Consumer Search, Market Power, and the Distributional Effects of Inflation
时间:2025-12-16

Time: 10:00 am - 11:30 am, Dec. 19th, 2025

Speaker: Shihan Shen (Rice University)

Venue: Zhifuxuan Classroom, Langrun Garden, Peking University


Abstract:

This paper studies the effect of inflation on consumers' search behavior and firms' pricing strategies and market power in goods markets, in order to quantify the welfare effects of inflation. In the model, households face uninsurable, idiosyncratic income and expenditure risk and smooth consumption by accumulating liquid wealth. Search in the goods market is random and households choose ex-ante search effort to find low price offers, as in Burdett and Judd (1983). In addition, given a set of offers, households have the outside option to continue searching ex-post. In equilibrium, households with heterogeneous wealth and income choose different search strategies. Heterogeneity in ex-ante search effort implies the composition of households differs along the price distribution.

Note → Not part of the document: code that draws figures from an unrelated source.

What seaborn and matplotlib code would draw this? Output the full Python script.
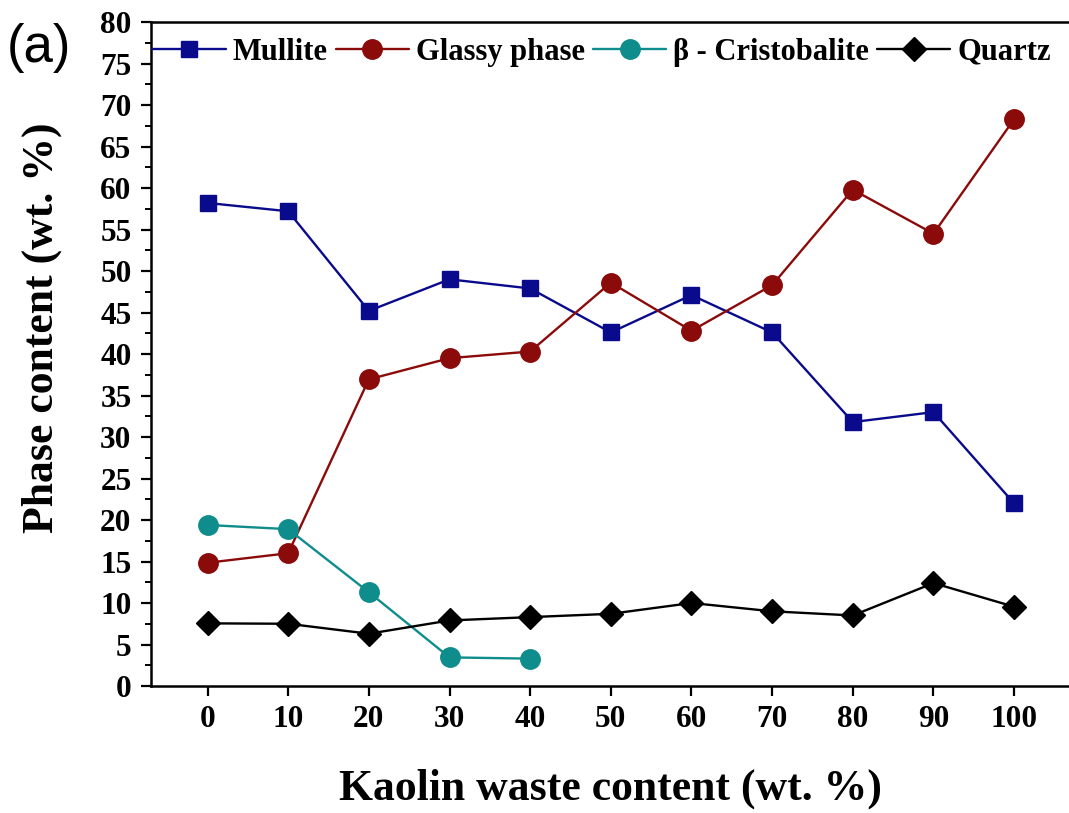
import matplotlib
matplotlib.use("Agg")
import matplotlib.pyplot as plt
from matplotlib.ticker import MultipleLocator
import seaborn as sns
import pandas as pd

# Kaolin waste content (wt. %)
kaolin = [0, 10, 20, 30, 40, 50, 60, 70, 80, 90, 100]
kaolin_cristobalite = [0, 10, 20, 30, 40]

# Phase content (wt. %)
mullite = [58.2, 57.2, 45.2, 49.0, 47.9, 42.6, 47.1, 42.6, 31.8, 33.0, 22.0]
glassy = [14.85, 16.0, 36.95, 39.5, 40.3, 48.6, 42.8, 48.3, 59.8, 54.5, 68.3]
cristobalite = [19.4, 18.9, 11.3, 3.45, 3.3]
quartz = [7.55, 7.5, 6.3, 7.9, 8.3, 8.7, 10.0, 9.0, 8.5, 12.4, 9.55]

labels = ["Mullite", "Glassy phase", "\u03b2 - Cristobalite", "Quartz"]
x_ticks = [0, 10, 20, 30, 40, 50, 60, 70, 80, 90, 100]
y_ticks = list(range(0, 81, 5))

sns.set_style("ticks")
plt.rcParams["font.family"] = ["Liberation Serif", "DejaVu Serif"]
plt.rcParams["font.weight"] = "bold"
plt.rcParams["axes.labelweight"] = "bold"
for key in ["text.color", "axes.labelcolor", "xtick.color", "ytick.color",
            "axes.edgecolor"]:
    plt.rcParams[key] = "black"

fig = plt.figure(figsize=(10.69, 8.13), dpi=100)
ax = fig.add_axes([0.1413, 0.1562, 0.8587, 0.8167])

series = [
    (kaolin, mullite, labels[0], "#0a0a8c", "s", 11.5),
    (kaolin, glassy, labels[1], "#8b0a0a", "o", 14),
    (kaolin_cristobalite, cristobalite, labels[2], "#0f8c8c", "o", 14),
    (kaolin, quartz, labels[3], "#000000", "D", 12),
]
for xs, ys, lab, col, mk, ms in series:
    df = pd.DataFrame({"x": xs, "y": ys})
    sns.lineplot(data=df, x="x", y="y", ax=ax, color=col, marker=mk,
                 markersize=ms, markeredgecolor=col, markeredgewidth=1,
                 linewidth=1.7, label=lab)

ax.set_xlim(-7, 106.8)
ax.set_ylim(0, 80)
ax.set_xticks(x_ticks)
ax.set_yticks(y_ticks)
ax.yaxis.set_minor_locator(MultipleLocator(2.5))

for side in ["left", "top", "bottom"]:
    ax.spines[side].set_linewidth(1.8)
    ax.spines[side].set_color("black")
ax.spines["right"].set_visible(False)

ax.tick_params(axis="both", which="major", direction="out", length=7,
               width=1.6, labelsize=22.5, pad=7, top=False, right=False,
               colors="black")
ax.tick_params(axis="y", which="minor", direction="out", length=4,
               width=1.4, right=False, colors="black")
ax.tick_params(axis="x", which="minor", bottom=False, top=False)
for t in ax.get_xticklabels() + ax.get_yticklabels():
    t.set_fontweight("bold")

ax.set_xlabel("Kaolin waste content (wt. %)", fontsize=31.5,
              fontweight="bold", color="black")
ax.set_ylabel("Phase content (wt. %)", fontsize=31.5,
              fontweight="bold", color="black")
ax.xaxis.set_label_coords(0.5, -0.125)
ax.yaxis.set_label_coords(-0.097, 0.54)

leg = ax.legend(loc="upper left", bbox_to_anchor=(-0.012, 0.995), ncol=4,
                frameon=False, fontsize=22, handlelength=2.4,
                handletextpad=0.23, columnspacing=0.26, borderaxespad=0.2,
                borderpad=0.2)
for txt in leg.get_texts():
    txt.set_fontweight("bold")
    txt.set_color("black")

fig.text(0.006, 1 - 48 / 813, "(a)", fontsize=38, va="center", ha="left",
         family=["Liberation Sans", "DejaVu Sans"], fontweight="normal",
         color="black")

fig.savefig("out.png", dpi=100, facecolor="white")
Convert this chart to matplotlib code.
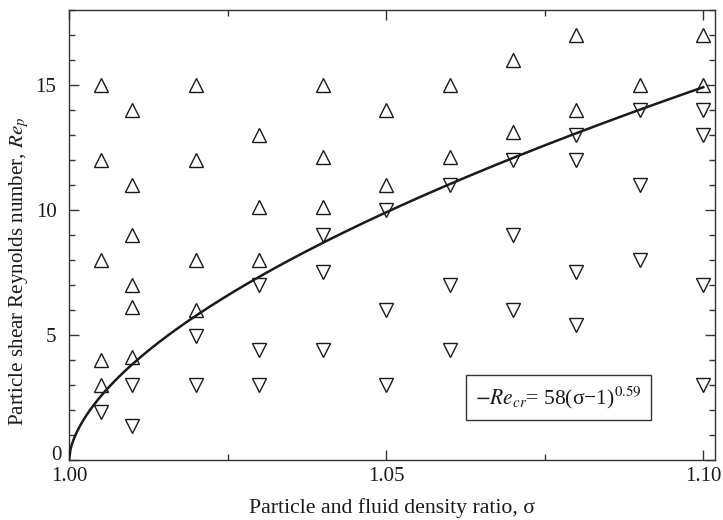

Heterogeneity in ex-post search decisions, along with heterogeneity in the marginal value of wealth, gives rise to heterogeneity in the elasticity of demand at a given price and firm's market power. Anticipated inflation affects market power according to three primary channels. First, inflation lowers the real return on wealth that increases all households' price sensitivity, lowering market power. Second, a lower return on wealth increases the costs of ex-post search that reduces consumers' outside option, increasing market power. Third, inflation affects price dispersion and households' incentive to search ex-ante. We quantify how these channels affect households unevenly across the wealth and income distribution, and in turn, characterize welfare cost and redistributive effects of inflation.


Speaker:


Shihan Shen.png


Shihan Shen is an Assistant Professor of Economics at Rice University. She received her Ph.D. in Economics from the University of California, Los Angeles. Her research lies in macroeconomics, with a focus on firm dynamics, including resource misallocation, firm growth, and innovation.